15. A reading of the above provision amply makes it clear that having regard to the special nature of the legislation and the word 'object' to thwart all such acts of a land-grabbing', it contemplates that the orders passed by the Special Court under the said provision would be binding on all persons having interest on such land. Therefore, it is a very proper proposition and will have a serious effect of extending the binding nature of all such orders on all the persons who have any say or interest in respect of the very same subject-matter of the land-grabbing case.

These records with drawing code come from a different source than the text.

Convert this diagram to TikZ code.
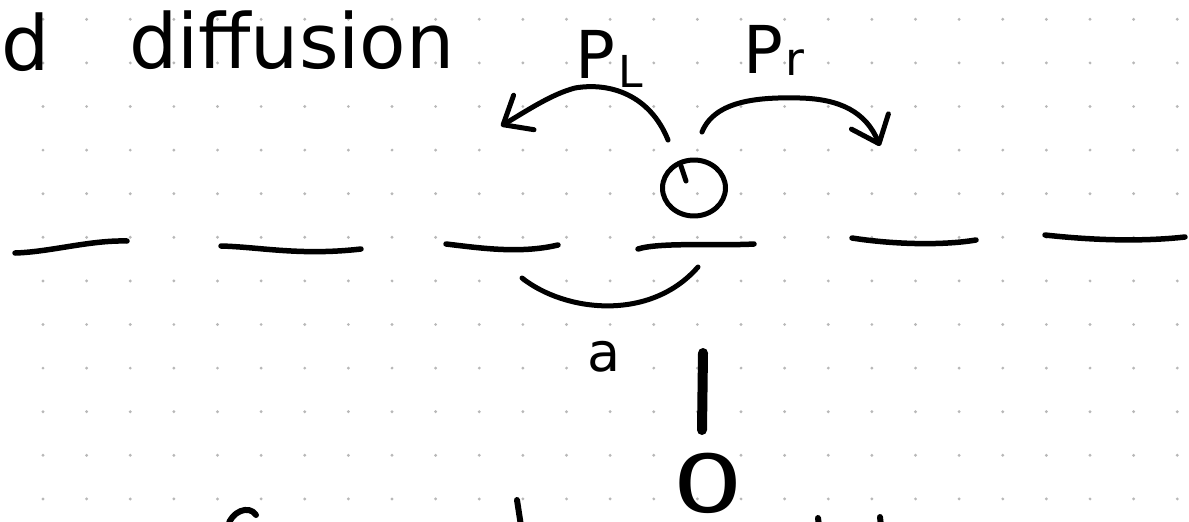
\documentclass[tikz,border=0pt]{standalone}
\usepackage{fontspec}
\setmainfont{DejaVu Sans}
\usetikzlibrary{arrows.meta, shapes.geometric}
\newcommand{\hand}[1]{\fontsize{#1}{#1}\selectfont}

\begin{document}
\begin{tikzpicture}[x=1pt, y=-1pt, line cap=round, line join=round,
  pen/.style={line width=5pt, black},
  site/.style={pen, line width=5.5pt},
  hop/.style={pen, -{Straight Barb[round, length=24pt, width=40pt]}},
  gridpt/.style={fill=black!28},
  label/.style={anchor=base west, inner sep=0pt}]
  \useasboundingbox (0,0) rectangle (1189,522);
  \clip (0,0) rectangle (1189,522);

  % dot paper
  \foreach \x in {43,86.625,...,1180}
    \foreach \y in {19.3,62.9,...,510}
      \fill[gridpt] (\x,\y) circle (1.6);

  % heading (cut off on the left)
  \node[label] (headd) at (1,70) {\hand{76}d};
  \node[label] (heading) at (129,68) {\hand{76}diffusion};

  % lattice sites
  \draw[site] (15,253) .. controls (50,252) and (90,240) .. (127,241);
  \draw[site] (221,246) .. controls (260,247) and (300,256) .. (361,249);
  \draw[site] (446,244) .. controls (480,248) and (520,254) .. (558,245);
  \draw[site] (638,249) .. controls (660,242) and (720,246) .. (754,244);
  \draw[site] (852,238) .. controls (890,244) and (940,246) .. (976,240);
  \draw[site] (1045,235) .. controls (1090,240) and (1140,242) .. (1185,237);

  % particle on its site
  \node[draw, ellipse, line width=5pt, minimum width=63pt, minimum height=56pt,
    inner sep=0pt] (particle) at (694,188) {};
  \draw[pen] (681,166) -- (686,181);

  % hops left and right
  \coordinate (startL) at (668,140);
  \coordinate (startR) at (702,132);
  \coordinate (hopL) at (501,126);
  \coordinate (hopR) at (880,146);
  \draw[hop] (startL) .. controls (650,95) and (610,82) .. (575,88)
    .. controls (552,94) and (528,110) .. (hopL);
  \draw[hop] (startR) .. controls (715,100) and (760,97) .. (800,98)
    .. controls (840,99) and (866,112) .. (hopR);
  \node[label] (pl) at (575,78) {\hand{66}P\kern3pt\raisebox{-9pt}{\hand{44}L}};
  \node[label] (pr) at (743,73) {\hand{66}P\kern2pt\raisebox{-2pt}{\hand{46}r}};

  % spacing a
  \coordinate (braceL) at (522,278);
  \coordinate (braceR) at (698,267);
  \draw[pen] (braceL) .. controls (565,312) and (650,322) .. (braceR);
  \node[anchor=base, inner sep=0pt] (spacing) at (604,371) {\hand{54}a};

  % origin mark
  \coordinate (tickT) at (703,353);
  \coordinate (tickB) at (702,430);
  \draw[line width=10pt] (tickT) -- (tickB);
  \node[inner sep=0pt] (origin) at (708,483) {\hand{80}\scalebox{1.4}[1]{0}};

  % next line, cut off at the bottom edge
  \draw[pen, line width=6pt] (228,526) .. controls (231,512) and (249,504) .. (256,515);
  \draw[pen, line width=6pt] (517,500) -- (521,526);
  \draw[pen, line width=6pt] (818,518) -- (819,526);
  \draw[pen, line width=6pt] (880,517) -- (881,526);
\end{tikzpicture}
\end{document}
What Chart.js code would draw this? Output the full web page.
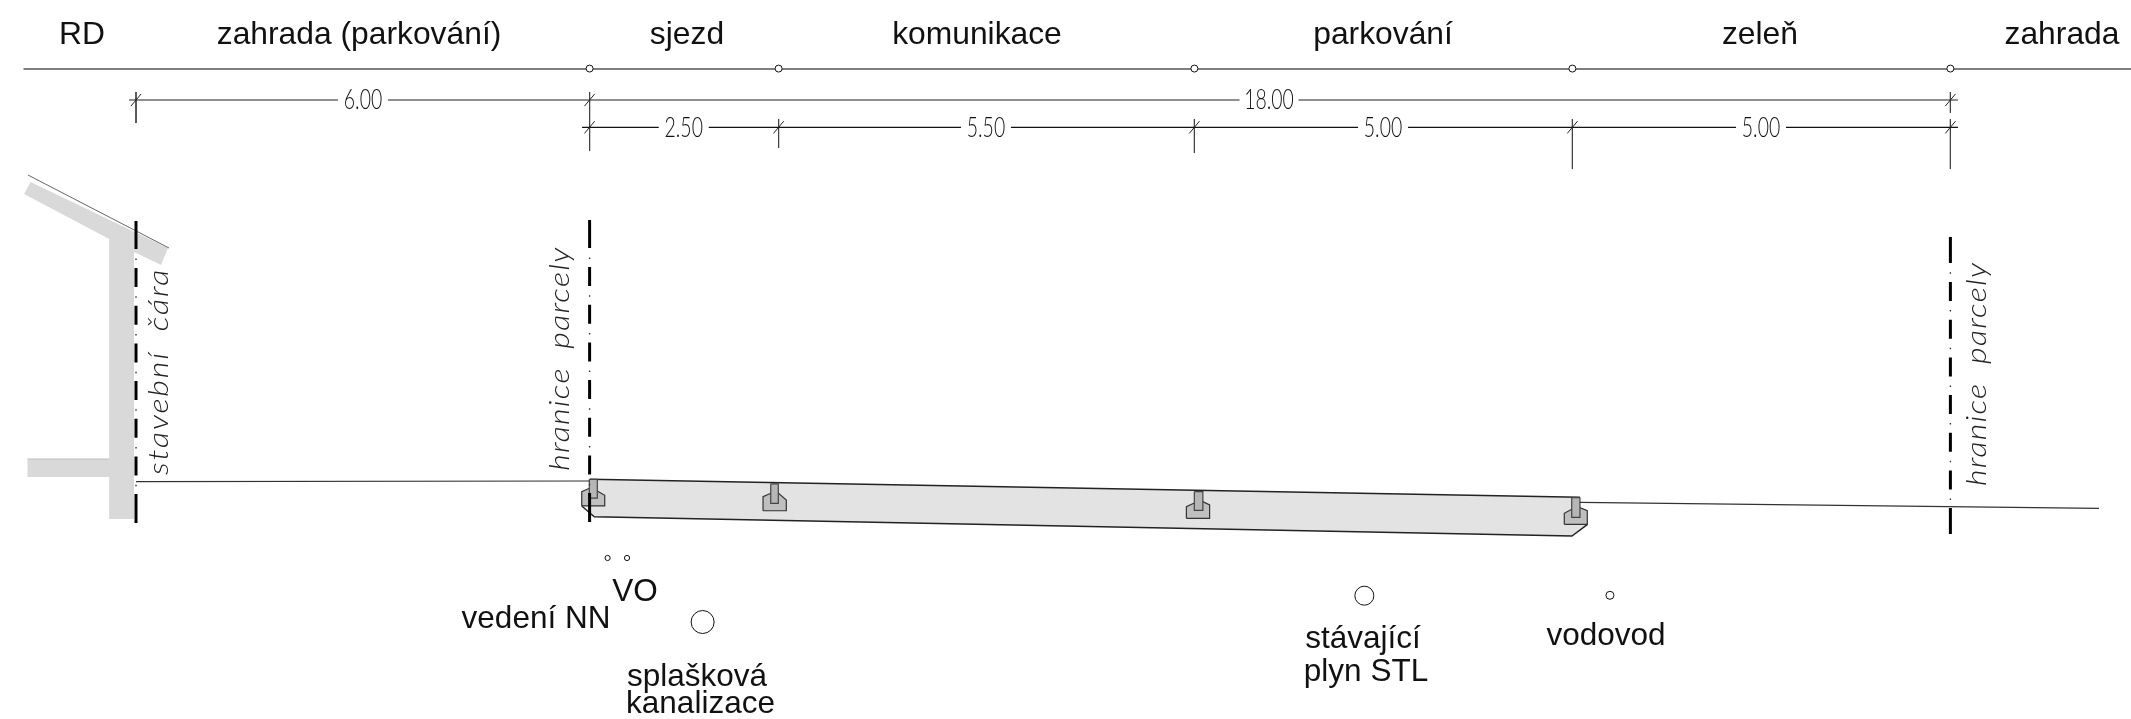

16. In this case, admittedly, the proposed parties claim to be purchasers of the plots in the very same subject-matter of land in L.G.C. Therefore, it is a clear case, where it shows that the proposed parties have an interest in the very same land, though to a part thereof. In view of the same, we are of the opinion that the narrowed construction as sought to be pressed into service on behalf of the learned Counsel appearing on behalf of the petitioners in respect of any such application filed under Rule 10 of Order I C.P.C., should not have any recourse under the binding provisions of the Act. Even otherwise, it is now well settled that the Rules of Procedure are meant to aid the parties, but not to throw them out. Having regard to the discretion which has already been exercised by the Special Court in allowing the applications, on a satisfaction as to the existence of interest of the proposed parties in respect of the very same subject-matter of the land in L.G.C, we do not find any error in the impugned common order or valid ground to interdict with the same in exercise of powers under Article 226 of the Constitution of India.
17. For the foregoing reasons, there are no merits in the writ petitions and the same are, accordingly, dismissed. However, there shall be no order as to costs.